The committee quickly passed Senate Bill 256 by Sen. Jay Morris, a Monroe Republican, on an 8-5 vote in a push to get it before Gov. Jeff Landry so that it can take effect before Duncan starts his term as criminal clerk of court on May 4.
The bill would combine the city’s criminal and civil courts under one clerk of court position.
Lawmakers aren't supposed to shorten a politician’s term once they start office, so backers of the bill are trying to avoid having Duncan take office before the bill goes into effect, thus letting him serve out a 4-year term.
But Rep. Kyle Green, a Marrero Democrat, said he wondered if the governor signing the bill before May 4 would count as lawmakers cutting current Clerk of Criminal Court Darren Lombard’s term short.
“We’ll just have to see what happens in the courts, I guess,” Morris said.
In her testimony during the hearing, ACLU of Louisiana Advocacy Director Sarah Whittington also questioned whether the bill would require a new election altogether.

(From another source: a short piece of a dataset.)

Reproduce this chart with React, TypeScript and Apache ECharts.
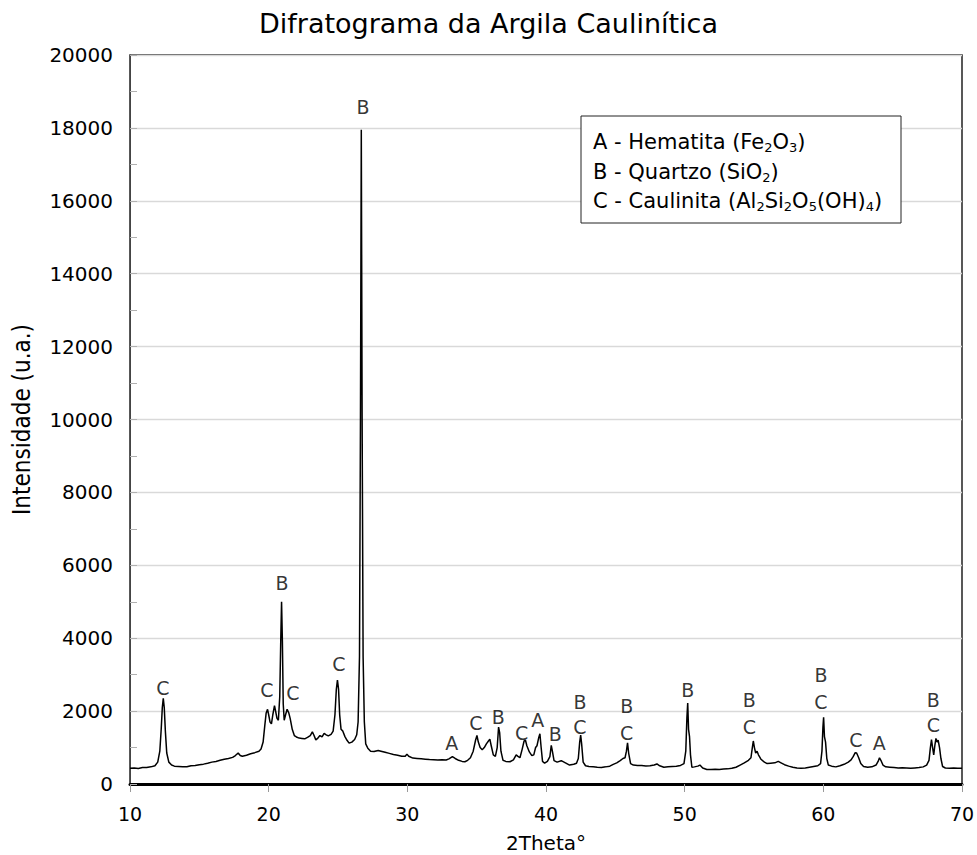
import React, { useEffect, useRef } from "react";
import * as echarts from "echarts";

// 2θ (degrees) and intensity (a.u.)
const twoTheta = [
  10.0, 10.3, 10.6, 10.9, 11.2, 11.5, 11.8, 12.0, 12.15, 12.25, 12.33, 12.4, 12.47, 12.55, 12.65, 12.8,
  13.0, 13.2, 13.5, 13.8, 14.1, 14.4, 14.7, 15.0, 15.3, 15.6, 15.9, 16.2, 16.5, 16.8, 17.1, 17.4, 17.6,
  17.8, 17.95, 18.1, 18.4, 18.7, 19.0, 19.3, 19.45, 19.6, 19.72, 19.82, 19.92, 20.0, 20.1, 20.2, 20.3,
  20.42, 20.5, 20.6, 20.7, 20.8, 20.87, 20.93, 20.99, 21.05, 21.12, 21.22, 21.33, 21.45, 21.55, 21.7,
  21.85, 22.0, 22.2, 22.4, 22.6, 22.8, 23.0, 23.15, 23.25, 23.4, 23.55, 23.7, 23.85, 24.0, 24.15, 24.3,
  24.5, 24.65, 24.78, 24.88, 24.96, 25.04, 25.12, 25.22, 25.35, 25.5, 25.65, 25.8, 26.0, 26.2, 26.35,
  26.45, 26.55, 26.62, 26.68, 26.74, 26.81, 26.9, 27.0, 27.15, 27.35, 27.6, 27.9, 28.1, 28.4, 28.7,
  29.0, 29.3, 29.6, 29.85, 29.97, 30.1, 30.4, 30.7, 31.0, 31.3, 31.6, 31.9, 32.2, 32.5, 32.8, 33.0,
  33.25, 33.45, 33.7, 33.95, 34.15, 34.35, 34.55, 34.75, 34.92, 35.02, 35.12, 35.25, 35.4, 35.55, 35.7,
  35.85, 35.95, 36.05, 36.2, 36.35, 36.48, 36.58, 36.66, 36.75, 36.9, 37.1, 37.4, 37.65, 37.85, 37.98,
  38.12, 38.28, 38.42, 38.52, 38.62, 38.8, 38.98, 39.12, 39.25, 39.35, 39.48, 39.56, 39.65, 39.75, 39.9,
  40.1, 40.28, 40.38, 40.46, 40.58, 40.8, 41.1, 41.4, 41.7, 42.0, 42.2, 42.33, 42.43, 42.5, 42.57, 42.68,
  42.85, 43.1, 43.4, 43.7, 44.0, 44.3, 44.6, 44.85, 45.1, 45.35, 45.55, 45.7, 45.8, 45.88, 45.96, 46.1,
  46.3, 46.6, 46.9, 47.2, 47.5, 47.8, 48.0, 48.2, 48.5, 48.8, 49.1, 49.4, 49.7, 49.95, 50.08, 50.16,
  50.22, 50.28, 50.35, 50.42, 50.52, 50.7, 50.95, 51.1, 51.3, 51.6, 51.9, 52.2, 52.5, 52.8, 53.1, 53.4,
  53.7, 54.0, 54.3, 54.6, 54.78, 54.88, 54.95, 55.03, 55.12, 55.22, 55.32, 55.5, 55.75, 55.95, 56.2,
  56.5, 56.75, 56.95, 57.2, 57.5, 57.8, 58.1, 58.4, 58.7, 59.0, 59.3, 59.6, 59.8, 59.9, 59.97, 60.02,
  60.08, 60.16, 60.25, 60.36, 60.6, 60.9, 61.2, 61.5, 61.8, 62.0, 62.15, 62.3, 62.4, 62.55, 62.7, 62.9,
  63.2, 63.5, 63.8, 63.95, 64.05, 64.15, 64.3, 64.5, 64.8, 65.1, 65.4, 65.7, 66.0, 66.3, 66.6, 66.9,
  67.2, 67.45, 67.62, 67.72, 67.8, 67.88, 67.96, 68.04, 68.12, 68.2, 68.28, 68.38, 68.48, 68.6, 68.8,
  69.1, 69.4, 69.7, 70.0,
];

const intensity = [
  430, 440, 425, 450, 455, 470, 500, 600, 900, 1500, 2100, 2350, 2100, 1450, 850, 600,
  520, 490, 480, 470, 475, 500, 510, 530, 545, 570, 600, 620, 650, 680, 700, 730, 780,
  850, 780, 760, 790, 830, 860, 900, 960, 1150, 1600, 1950, 2050, 1900, 1700, 1650, 1900,
  2150, 2000, 1800, 1750, 2400, 3900, 5000, 3900, 2200, 1750, 1900, 2050, 1950, 1800, 1500,
  1330, 1290, 1260, 1250, 1240, 1280, 1330, 1430, 1350, 1210, 1260, 1330, 1290, 1390, 1350, 1320,
  1360, 1450, 1900, 2600, 2850, 2600, 1900, 1500, 1450, 1300, 1200, 1120, 1150, 1220, 1350,
  1700, 3500, 10000, 17950, 10000, 3500, 1700, 1100, 980, 900, 890, 920, 900, 870, 840,
  810, 790, 760, 760, 820, 760, 710, 700, 690, 680, 670, 665, 660, 665, 660, 690,
  750, 700, 650, 620, 610, 650, 720, 900, 1200, 1330, 1150, 1000, 940, 1000, 1100,
  1180, 1230, 1050, 800, 760, 1000, 1560, 1400, 900, 650, 620, 610, 660, 800, 760,
  720, 950, 1180, 1200, 1050, 880, 780, 800, 1000, 1050, 1280, 1380, 1000, 620, 570,
  620, 750, 1060, 900, 640, 600, 640, 580, 520, 540, 570, 700, 1150, 1340, 1100, 600,
  500, 480, 470, 460, 455, 470, 490, 540, 580, 640, 700, 720, 900, 1130, 850, 560,
  520, 510, 505, 495, 500, 520, 550, 500, 460, 470, 480, 490, 510, 560, 900, 1800,
  2220, 1500, 1300, 800, 460, 470, 490, 520, 440, 400, 400, 405, 400, 410, 415, 430,
  460, 520, 580, 650, 720, 1000, 1180, 1000, 850, 900, 800, 680, 600, 560, 570,
  580, 620, 580, 530, 490, 460, 440, 430, 440, 460, 480, 500, 560, 900, 1550, 1830,
  1300, 1150, 700, 520, 490, 470, 500, 540, 600, 660, 750, 860, 850, 720, 560, 480,
  460, 470, 520, 620, 720, 650, 520, 470, 460, 450, 440, 445, 440, 430, 440, 450,
  470, 520, 650, 1000, 1220, 1000, 800, 1050, 1250, 1150, 1200, 1000, 700, 480, 440,
  430, 440, 430, 430,
];

// Phase letters above the peaks (position in data coordinates)
const peakLabelX = [
  12.38, 19.88, 20.96, 21.75, 25.07, 26.8, 33.2, 34.95, 36.56, 38.24, 39.4, 40.67, 42.45, 42.45,
  45.82, 45.82, 50.22, 54.66, 54.66, 59.83, 59.83, 62.35, 64.04, 67.93, 67.93,
];
const peakLabelY = [
  2634, 2579, 5514, 2497, 3292, 18573, 1116, 1683, 1847, 1412, 1769, 1372, 2258, 1573,
  2140, 1412, 2579, 2304, 1573, 2990, 2258, 1207, 1133, 2318, 1619,
];
const peakLabelText = [
  "C", "C", "B", "C", "C", "B", "A", "C", "B", "C", "A", "B", "B", "C",
  "B", "C", "B", "B", "C", "B", "C", "C", "A", "B", "C",
];

const legendLines = [
  "A - Hematita (Fe{s|2}O{s|3})",
  "B - Quartzo (SiO{s|2})",
  "C - Caulinita (Al{s|2}Si{s|2}O{s|5}(OH){s|4})",
];

const titleText = "Difratograma da Argila Caulinítica";
const xName = "2Theta°";
const yName = "Intensidade (u.a.)";

const FONT = "'DejaVu Sans', Verdana, sans-serif";
const NARROW = "'Liberation Sans Narrow', 'DejaVu Sans Condensed', sans-serif";

export default function App() {
  const ref = useRef<HTMLDivElement>(null);

  useEffect(() => {
    if (!ref.current) return;
    const chart = echarts.init(ref.current, undefined, { renderer: "svg" });

    const lineData = twoTheta.map((t, i) => [t, intensity[i]]);
    const labelData = peakLabelX.map((x, i) => ({ value: [x, peakLabelY[i]], name: peakLabelText[i] }));

    const legendY = [142, 172, 201];

    chart.setOption({
      animation: false,
      backgroundColor: "#ffffff",
      title: {
        text: titleText,
        left: "center",
        top: 5,
        textStyle: { fontFamily: FONT, fontSize: 27, fontWeight: "normal", color: "#000" },
      },
      grid: {
        left: 130,
        right: 15,
        top: 55,
        bottom: 71,
        show: true,
        borderColor: "#222",
        borderWidth: 1.5,
        containLabel: false,
        outerBoundsMode: "none",
      },
      xAxis: {
        type: "value",
        min: 10,
        max: 70,
        interval: 10,
        name: xName,
        nameLocation: "middle",
        nameGap: 49,
        nameTextStyle: { fontFamily: FONT, fontSize: 20, color: "#000" },
        axisLine: { show: true, onZero: false, lineStyle: { color: "#000", width: 3 } },
        axisTick: { show: true, length: 8, lineStyle: { color: "#9a9a9a", width: 1 } },
        axisLabel: { fontFamily: FONT, fontSize: 19, color: "#000", margin: 20 },
        splitLine: { show: false },
      },
      yAxis: {
        type: "value",
        min: 0,
        max: 20000,
        interval: 2000,
        name: yName,
        nameLocation: "middle",
        nameGap: 96,
        nameRotate: 90,
        nameTextStyle: { fontFamily: NARROW, fontSize: 24, color: "#000" },
        axisLine: { show: true, lineStyle: { color: "#444", width: 1 } },
        axisTick: { show: true, inside: true, length: 7, lineStyle: { color: "#b0b0b0" } },
        minorTick: { show: true, splitNumber: 2, length: 7, lineStyle: { color: "#b0b0b0" } },
        axisLabel: {
          fontFamily: FONT,
          fontSize: 20,
          color: "#000",
          margin: 17,
          formatter: (v: number) => String(v),
        },
        splitLine: { show: true, lineStyle: { color: "#d9d9d9", width: 1.3 } },
      },
      series: [
        {
          type: "line",
          data: lineData,
          showSymbol: false,
          symbol: "none",
          lineStyle: { color: "#000", width: 1.5 },
          silent: true,
          z: 3,
        },
        {
          type: "scatter",
          data: labelData,
          symbol: "circle",
          symbolSize: 2,
          itemStyle: { color: "rgba(0,0,0,0)" },
          silent: true,
          label: {
            show: true,
            position: "inside",
            formatter: (p: any) => p.name,
            fontFamily: FONT,
            fontSize: 19,
            color: "#000",
            textBorderWidth: 0,
          },
          labelLayout: { hideOverlap: false },
          z: 4,
        },
      ],
      graphic: [
        {
          type: "rect",
          shape: { x: 581, y: 116, width: 320, height: 107 },
          style: { fill: "#fff", stroke: "#222", lineWidth: 1 },
          z: 10,
        },
        ...legendLines.map((t, i) => ({
          type: "text",
          x: 593,
          y: legendY[i],
          z: 11,
          style: {
            text: t,
            fontFamily: FONT,
            fontSize: 21,
            fill: "#000",
            verticalAlign: "middle",
            lineHeight: 24,
            rich: {
              s: { fontSize: 13, fontFamily: FONT, verticalAlign: "bottom", lineHeight: 14, padding: [9, 0, 0, 0] },
            },
          },
        })),
      ],
    });

    return () => chart.dispose();
  }, []);

  return (
    <div
      ref={ref}
      style={{ position: "fixed", left: 0, top: 0, width: 977, height: 855, background: "#fff" }}
    />
  );
}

Morris has said Clerk of Civil Court Chelsey Richard Napoleon would simply become clerk of both courts. But Whittington pointed out that the legislature is essentially creating an entirely new office and eliminating both the criminal and civil clerks, and as such, it could require a new election to fill the position.

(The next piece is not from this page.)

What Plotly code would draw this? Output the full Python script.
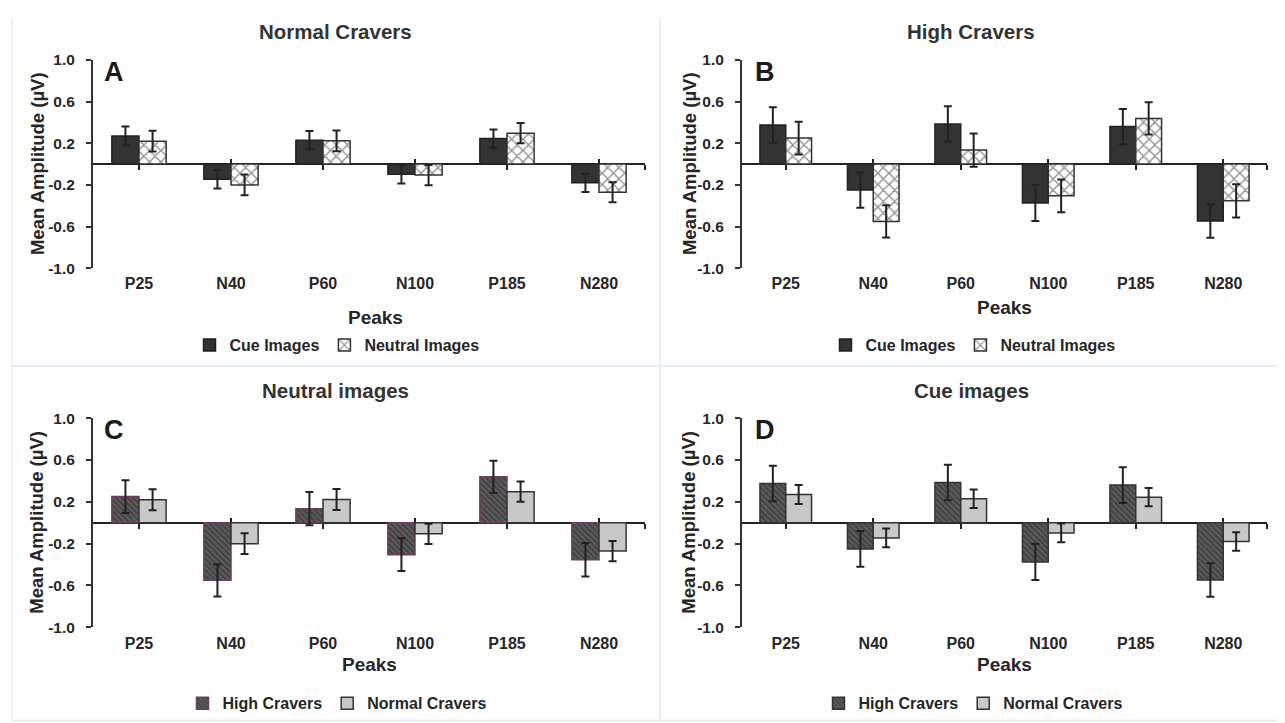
import plotly.graph_objects as go

# ---------------- data ----------------
peaks = ["P25", "N40", "P60", "N100", "P185", "N280"]

normal_cue = [0.27, -0.145, 0.23, -0.097, 0.245, -0.18]
normal_cue_err = [0.09, 0.09, 0.088, 0.09, 0.088, 0.088]
normal_neutral = [0.22, -0.20, 0.223, -0.106, 0.297, -0.271]
normal_neutral_err = [0.10, 0.10, 0.10, 0.097, 0.097, 0.097]

high_cue = [0.375, -0.25, 0.385, -0.375, 0.36, -0.548]
high_cue_err = [0.17, 0.17, 0.17, 0.173, 0.17, 0.16]
high_neutral = [0.25, -0.551, 0.135, -0.305, 0.439, -0.353]
high_neutral_err = [0.157, 0.155, 0.16, 0.157, 0.154, 0.16]

y_ticks = [-1.0, -0.6, -0.2, 0.2, 0.6, 1.0]
y_ticktext = [f"{v:.1f}" for v in y_ticks]

# ---------------- layout helpers ----------------
W, H = 1285, 723
FONT = "Liberation Sans, Arial, Helvetica, sans-serif"
TXT = "#262626"


def px(x):
    # screen x -> paper fraction (page offsets the figure by 8px)
    return (x - 8) / W


def py(y):
    # screen y -> paper fraction (page offset/scale measured on the rendered output)
    return 1 - ((y - 17) / 0.976) / H


panels = [
    dict(k=1, title="Normal Cravers", letter="A", xr=(93, 645), yr=(60, 268),
         leg=(337, 345), peaks=(375, 317), ytx=37, title_pos=(335, 31), letter_pos=(102, 72)),
    dict(k=2, title="High Cravers", letter="B", xr=(742, 1267), yr=(60, 268),
         leg=(973, 345), peaks=(1004, 307), ytx=689, title_pos=(971, 31), letter_pos=(753, 72)),
    dict(k=3, title="Neutral images", letter="C", xr=(93, 645), yr=(418, 627),
         leg=(337, 703), peaks=(369, 664), ytx=37, title_pos=(335, 390), letter_pos=(102, 430)),
    dict(k=4, title="Cue images", letter="D", xr=(742, 1267), yr=(418, 627),
         leg=(973, 703), peaks=(1004, 664), ytx=689, title_pos=(971, 390), letter_pos=(753, 430)),
]

DARK = "#333333"
cross = dict(shape="x", fgcolor="#2a2a2a", bgcolor="white", size=8, solidity=0.33)
diag = dict(shape="\\", fgcolor="#222222", bgcolor="#5c5c5c", size=4, solidity=0.45)

series = {
    1: [("Cue Images", normal_cue, normal_cue_err, dict(color=DARK, line=dict(color="#222", width=1.5))),
        ("Neutral Images", normal_neutral, normal_neutral_err,
         dict(color="white", pattern=cross, line=dict(color="#333", width=1.5)))],
    2: [("Cue Images", high_cue, high_cue_err, dict(color=DARK, line=dict(color="#222", width=1.5))),
        ("Neutral Images", high_neutral, high_neutral_err,
         dict(color="white", pattern=cross, line=dict(color="#333", width=1.5)))],
    3: [("High Cravers", high_neutral, high_neutral_err,
         dict(color="#5c5c5c", pattern=diag, line=dict(color="#6e3b63", width=1.5))),
        ("Normal Cravers", normal_neutral, normal_neutral_err,
         dict(color="#c8c8c8", line=dict(color="#333", width=1.5)))],
    4: [("High Cravers", high_cue, high_cue_err,
         dict(color="#5c5c5c", pattern=diag, line=dict(color="#333", width=1.5))),
        ("Normal Cravers", normal_cue, normal_cue_err,
         dict(color="#c8c8c8", line=dict(color="#333", width=1.5)))],
}

fig = go.Figure()
layout = dict(
    width=W, height=H, autosize=False,
    margin=dict(l=0, r=0, t=0, b=0),
    paper_bgcolor="white", plot_bgcolor="rgba(0,0,0,0)",
    barmode="group", bargap=0.41, bargroupgap=0.0,
    font=dict(family=FONT, color=TXT),
    showlegend=True,
)
annotations = []
xpos = list(range(len(peaks)))

for p in panels:
    k = p["k"]
    sfx = "" if k == 1 else str(k)
    xd = [px(p["xr"][0]), px(p["xr"][1])]
    yd = [py(p["yr"][1]), py(p["yr"][0])]
    legname = "legend" if k == 1 else f"legend{k}"

    for name, vals, errs, marker in series[k]:
        fig.add_trace(go.Bar(
            x=xpos, y=vals, name=name, marker=marker,
            error_y=dict(type="data", array=errs, thickness=2, width=4, color="#222"),
            xaxis=f"x{sfx}", yaxis=f"y{sfx}", legend=legname, hoverinfo="skip",
        ))

    layout[f"xaxis{sfx}"] = dict(
        domain=xd, anchor=f"y{sfx}", range=[-0.5, len(peaks) - 0.5],
        tickvals=xpos, ticktext=peaks, showline=False, showgrid=False, zeroline=False,
        ticks="outside", ticklen=1, tickcolor="rgba(0,0,0,0)",
        tickfont=dict(size=16, family=FONT, color=TXT, weight="bold"), fixedrange=True,
    )
    layout[f"yaxis{sfx}"] = dict(
        domain=yd, anchor=f"x{sfx}", range=[-1, 1],
        tickvals=y_ticks, ticktext=y_ticktext, showline=True, linecolor="#333", linewidth=2,
        ticks="outside", ticklen=5, tickwidth=1.5, tickcolor="#333", ticklabelstandoff=8,
        showgrid=False, zeroline=False,
        tickfont=dict(size=15.5, family=FONT, color=TXT, weight="bold"), fixedrange=True,
    )

    # zero line (category axis crossing at 0) with cross tick marks
    zero_pos = (yd[0] + yd[1]) / 2
    for j, direction in enumerate(["outside", "inside"]):
        ak = 4 + k + 4 * j
        fig.add_trace(go.Scatter(x=[0], y=[0], mode="markers", marker=dict(opacity=0),
                                 xaxis=f"x{ak}", yaxis=f"y{sfx}", showlegend=False,
                                 hoverinfo="skip"))
        layout[f"xaxis{ak}"] = dict(
            domain=xd, overlaying=f"x{sfx}" if sfx else "x", anchor="free", position=zero_pos,
            range=[-0.5, len(peaks) - 0.5], tickvals=xpos + [len(peaks) - 0.5],
            showticklabels=False, ticks=direction, ticklen=5, tickwidth=1.5, tickcolor="#222",
            showline=(j == 0), linecolor="#222", linewidth=2,
            showgrid=False, zeroline=False, layer="below traces", fixedrange=True,
        )

    layout[legname] = dict(
        orientation="h", x=px(p["leg"][0]), y=py(p["leg"][1]), xanchor="center", yanchor="middle",
        font=dict(size=16, family=FONT, color=TXT, weight="bold"), itemwidth=30,
        bgcolor="rgba(0,0,0,0)", traceorder="normal",
    )

    annotations += [
        dict(text=p["title"], x=px(p["title_pos"][0]), y=py(p["title_pos"][1]),
             xref="paper", yref="paper", showarrow=False, xanchor="center", yanchor="middle",
             font=dict(size=20.5, family=FONT, color="#333", weight="bold")),
        dict(text=p["letter"], x=px(p["letter_pos"][0]), y=py(p["letter_pos"][1]),
             xref="paper", yref="paper", showarrow=False, xanchor="left", yanchor="middle",
             font=dict(size=27, family=FONT, color="#1a1a1a", weight="bold")),
        dict(text="Peaks", x=px(p["peaks"][0]), y=py(p["peaks"][1]),
             xref="paper", yref="paper", showarrow=False, xanchor="center", yanchor="middle",
             font=dict(size=19, family=FONT, color=TXT, weight="bold")),
        dict(text="Mean Amplitude (µV)", x=px(p["ytx"]), y=(yd[0] + yd[1]) / 2,
             textangle=-90,
             xref="paper", yref="paper", showarrow=False, xanchor="center", yanchor="middle",
             font=dict(size=18.5, family=FONT, color=TXT, weight="bold")),
    ]

# panel frame lines
BL = "#dde8f2"
top = 1.0
shapes = [
    dict(type="line", xref="paper", yref="paper", x0=px(12), x1=px(12), y0=py(720), y1=top,
         line=dict(color=BL, width=1.2)),
    dict(type="line", xref="paper", yref="paper", x0=px(1281), x1=px(1281), y0=py(720), y1=top,
         line=dict(color=BL, width=1.2)),
    dict(type="line", xref="paper", yref="paper", x0=px(12), x1=px(1281), y0=py(720), y1=py(720),
         line=dict(color=BL, width=1.2)),
    dict(type="line", xref="paper", yref="paper", x0=px(660), x1=px(660), y0=py(720), y1=top,
         line=dict(color=BL, width=1.5)),
    dict(type="line", xref="paper", yref="paper", x0=px(12), x1=px(1281), y0=py(366), y1=py(366),
         line=dict(color=BL, width=1.5)),
]

layout["annotations"] = annotations
layout["shapes"] = shapes
fig.update_layout(**layout)
fig.write_html("out.html")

Rep. Mandie Landry, a New Orleans Democrat, said she believed that behind-the-scenes political infighting may have given the governor and other Republicans an opportunity that they would not otherwise have had if Lombard had won.
Landry noted that Congressman Troy Carter, former Congressman Cedric Richmond and Mayor Helena Moreno all backed Lombard, who Duncan bested with 68% of the vote in November. That combined with the Landry administration's hostility toward Duncan may have created an opening the governor could use to keep Duncan out of office.
“He is being targeted, and I know you found yourself in the middle of dirty New Orleans politics,” Landry said to Morris. “I don't think you knew that before you got in because you probably wouldn't have gotten in.”
Duncan said he believed the governor and Attorney General Liz Murrill were ultimately behind the push to get rid of his job. He was exonerated in 2021 after serving 28 years in prison, but he said the attorney general’s office, then under Jeff Landry and Murrill, pressured him to drop his petition for compensation for his conviction, threatening his law license.
During his election last year, Murrill wrote a letter to Duncan telling him to stop calling himself exonerated “to avoid further action” from the AG’s office.